This, say her advocates: We are now at war and therefore the great issue of our time is the Article II powers of the president to wage war. For four years, Miers has been immersed in war-and peace decisions and therefore will have a deep familiarity with the tough constitutional issues regarding detention, prisoner treatment and war powers.
Perhaps. We have no idea what her role in these decisions was. But to the extent that there was any role, it becomes a liability. For years -- crucial years in the war on terror -- she will have to recuse herself from judging the constitutionality of these decisions because she will have been a party to having made them in the first place. The Supreme Court will be left with an absent chair on precisely the laws-of-war issues on which she is supposed to bring so much.
By choosing a nominee suggested by Senate Democratic leader Harry Reid and well known only to George Bush, the president has ducked a fight on the most important domestic question dividing liberals from conservatives: the principles by which one should read and interpret the Constitution.
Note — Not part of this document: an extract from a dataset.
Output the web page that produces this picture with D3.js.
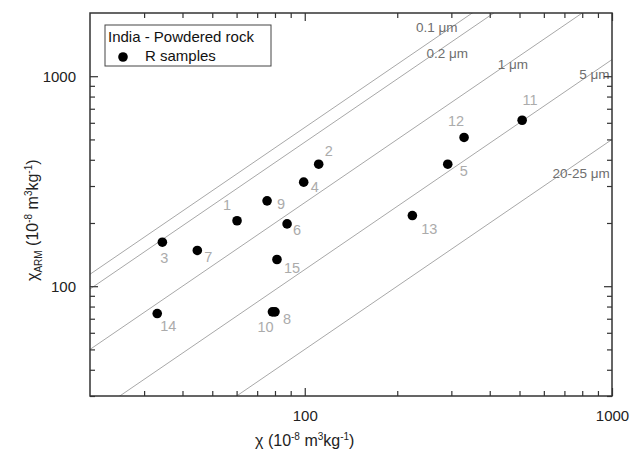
<!DOCTYPE html>
<html>
<head>
<meta charset="utf-8">
<script src="https://cdn.jsdelivr.net/npm/d3@7"></script>
<style>
  body { margin: 0; background: #fff; }
  text { font-family: Arial, "Liberation Sans", sans-serif; }
</style>
</head>
<body>
<div id="chart"></div>
<script>
// sample data: chi (x) and chi_ARM (y), 10^-8 m3/kg
const sampleIds = ["1","2","3","4","5","6","7","8","9","10","11","12","13","14","15"];
const chiValues = [60.2, 111, 34.4, 99.2, 292, 87.6, 44.7, 80.0, 75.4, 78.5, 510, 330, 224, 33.1, 81.2];
const chiArmValues = [205, 381, 162, 313, 381, 198, 148, 75.5, 255, 75.5, 617, 511, 217, 74.1, 134];

// grain-size reference lines: chiARM = ratio * chi
const grainLabels = ["0.1 μm", "0.2 μm", "1 μm", "5 μm", "20-25 μm"];
const grainRatios = [5.7, 4.85, 2.5, 1.2, 0.5];
const grainLabelChi = [269, 291, 476, 877, 793];

const xMajorTicks = [100, 1000];
const yMajorTicks = [100, 1000];
const minorTicks = [30, 40, 50, 60, 70, 80, 90, 200, 300, 400, 500, 600, 700, 800, 900];

// label placement (pixels, relative to point)
const labelOffsets = [[-10,-11],[10,-8],[2,21],[11,10],[16,12],[10,11],[11,12],[12,12],[14,8],[-7,20],[8,-15],[-8,-11],[17,18],[11,17],[15,13]];
const grainLabelDy = [-5, 13.5, 9, 7.6, 17.5];

const margin = {top: 13, right: 28, bottom: 56, left: 90};
const width = 640 - margin.left - margin.right;
const height = 452 - margin.top - margin.bottom;

const svg = d3.select("#chart").append("svg")
    .attr("width", 640)
    .attr("height", 452)
    .append("g")
    .attr("transform", `translate(${margin.left},${margin.top})`);

const x = d3.scaleLog().domain([20, 1000]).range([0, width]);
const y = d3.scaleLog().domain([30, 2000]).range([height, 0]);

svg.append("clipPath").attr("id", "clip")
    .append("rect").attr("width", width).attr("height", height);

// reference lines
const line = d3.line().x(d => x(d[0])).y(d => y(d[1]));
svg.append("g").attr("clip-path", "url(#clip)")
    .selectAll("path")
    .data(grainRatios)
    .join("path")
    .attr("d", k => line([[20, 20 * k], [1000, 1000 * k]]))
    .attr("fill", "none")
    .attr("stroke", "#a8a8a8")
    .attr("stroke-width", 1);

svg.append("g").selectAll("text")
    .data(grainLabels)
    .join("text")
    .attr("x", (d, i) => x(grainLabelChi[i]))
    .attr("y", (d, i) => y(grainLabelChi[i] * grainRatios[i]) + grainLabelDy[i])
    .attr("text-anchor", "middle")
    .attr("font-size", 13.5)
    .attr("fill", "#6e6e6e")
    .text(d => d);

// axes
function drawAxis(axisFn, transform, major, fmt) {
    let g = svg.append("g").attr("transform", transform);
    g.call(axisFn(major === "x" ? x : y).tickValues(minorTicks).tickSize(-5).tickFormat(""));
    g.call(g2 => g2.select(".domain").remove());
    let g3 = svg.append("g").attr("transform", transform);
    g3.call(axisFn(major === "x" ? x : y).tickValues(major === "x" ? xMajorTicks : yMajorTicks)
        .tickSize(-8).tickPadding(fmt ? 14 : 0).tickFormat(fmt ? d3.format("d") : ""));
    g3.select(".domain").remove();
    svg.selectAll(".tick line").attr("stroke", "#333").attr("stroke-width", 1.2);
    g3.selectAll("text").attr("font-size", 15).attr("fill", "#222").attr("font-family", "Arial, 'Liberation Sans', sans-serif");
}
drawAxis(d3.axisBottom, `translate(0,${height})`, "x", true);
drawAxis(d3.axisTop, "translate(0,0)", "x", false);
drawAxis(d3.axisLeft, "translate(0,0)", "y", true);
drawAxis(d3.axisRight, `translate(${width},0)`, "y", false);

svg.append("rect")
    .attr("width", width).attr("height", height)
    .attr("fill", "none").attr("stroke", "#333").attr("stroke-width", 1.5);

// points
svg.append("g").selectAll("circle")
    .data(sampleIds)
    .join("circle")
    .attr("cx", (d, i) => x(chiValues[i]))
    .attr("cy", (d, i) => y(chiArmValues[i]))
    .attr("r", 4.8)
    .attr("fill", "#000");

svg.append("g").selectAll("text")
    .data(sampleIds)
    .join("text")
    .attr("x", (d, i) => x(chiValues[i]) + labelOffsets[i][0])
    .attr("y", (d, i) => y(chiArmValues[i]) + labelOffsets[i][1])
    .attr("text-anchor", "middle")
    .attr("font-size", 14.5)
    .attr("fill", "#ababab")
    .text(d => d);

// legend
const legend = svg.append("g").attr("transform", "translate(15,12)");
legend.append("rect")
    .attr("width", 166).attr("height", 41)
    .attr("fill", "#fff").attr("stroke", "#444").attr("stroke-width", 1);
legend.append("text").attr("x", 3).attr("y", 17)
    .attr("font-size", 15).attr("fill", "#111").text("India - Powdered rock");
legend.append("circle").attr("cx", 18).attr("cy", 32).attr("r", 4.8).attr("fill", "#000");
legend.append("text").attr("x", 40).attr("y", 36)
    .attr("font-size", 15).attr("fill", "#111").text("R samples");

// axis titles
const xTitle = svg.append("text")
    .attr("x", x(100)).attr("y", height + 50)
    .attr("text-anchor", "middle").attr("font-size", 16).attr("fill", "#222");
xTitle.append("tspan").text("χ (10");
xTitle.append("tspan").attr("dy", -6).attr("font-size", 10).text("-8");
xTitle.append("tspan").attr("dy", 6).text(" m");
xTitle.append("tspan").attr("dy", -6).attr("font-size", 10).text("3");
xTitle.append("tspan").attr("dy", 6).text("kg");
xTitle.append("tspan").attr("dy", -6).attr("font-size", 10).text("-1");
xTitle.append("tspan").attr("dy", 6).text(")");

const yTitle = svg.append("text")
    .attr("transform", `translate(-52,${y(100) - 66}) rotate(-90)`)
    .attr("text-anchor", "middle").attr("font-size", 16).attr("fill", "#222");
yTitle.append("tspan").text("χ");
yTitle.append("tspan").attr("dy", 4).attr("font-size", 10).text("ARM");
yTitle.append("tspan").attr("dy", -4).text(" (10");
yTitle.append("tspan").attr("dy", -6).attr("font-size", 10).text("-8");
yTitle.append("tspan").attr("dy", 6).text(" m");
yTitle.append("tspan").attr("dy", -6).attr("font-size", 10).text("3");
yTitle.append("tspan").attr("dy", 6).text("kg");
yTitle.append("tspan").attr("dy", -6).attr("font-size", 10).text("-1");
yTitle.append("tspan").attr("dy", 6).text(")");
</script>
</body>
</html>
For a man whose presidency is marked by a courageous willingness to think and do big things, this nomination is a sorry retreat into smallness.
You can read the rest of it here.
Bill Kristol, another prominent conservative, was on the Today Show this morning repeating his criticisms of Miers (by the way, do you ever see conservative commentators on Today unless they are criticizing the President?). The conservative criticism is going to get wide play in the media, and that will put additional pressure on those Republicans who want to run in '08 and need to capture the base to win primaries. That can't be good for Miers.